With winter on the horizon, it's time for those who live in cold climates to winter-proof their landscaping. Here's how to get your plants ready for winter and provide them the protection they need to make it through to spring: 

Install Snow Fencing

Snow fencing is usually 3-4-ft tall wooden pickets strung together with galvanized wire. The pickets are placed edge-to-edge, with no space in between, making it difficult for snow to drift in. There are other types, but for protecting your trees, this is the best type to use.
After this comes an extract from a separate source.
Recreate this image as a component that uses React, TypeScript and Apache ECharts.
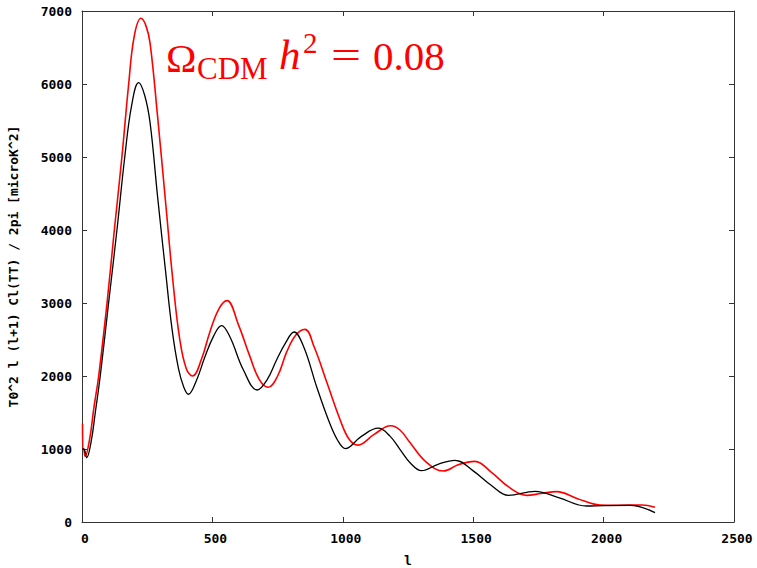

Measure the circumference of each tree trunk you want to protect and then double it. Form a cylinder around the tree and use wire to secure one end to the other. Once you have your cylinder fashioned, fill it with straw, wood chips, or even leaf mulch from your autumn cleanup in the yard. Do this to every tree in your yard that isn't protected by a living windbreak. The purpose isn't to keep the tree warm; it's to prevent them from desiccation by the harsh winds that come with winter in severe climates. The organic matter will also provide some nutrients as it decays. The cylinders don't need to be removed in spring, but you will eventually have to build new ones as the tree outgrows the protection.

Cover Your Shrubs

Your shrubs can suffer the same fate from drying out. Before winter is underway, give them a good soaking each week until the first snowfall, especially if there hasn't been much rain. Saturated soil will hold the heat in longer than dry soil will, and this will help prevent the shallower roots of most shrubs from becoming frost damaged. You can buy a roll of burlap, or you can buy polypropylene covers specifically for this purpose. If you use the burlap, you simply cover the shrub with the fabric, using twine to secure it. You can also buy large burlap bags and simply slip it over each shrub. Mulch the base once the shrubs are covered.

Prune Your Trees

Heavy snow can wreak havoc on your trees. Limbs can easily break with the tremendous weight of wet snow. In late fall, examine each tree, looking for any dead limbs, paying special attention to the crotches. Pruning is especially important on fruit trees as they are smaller limbed. If you don't know how to prune, hire a landscaping service to do it for you, so you don't over prune.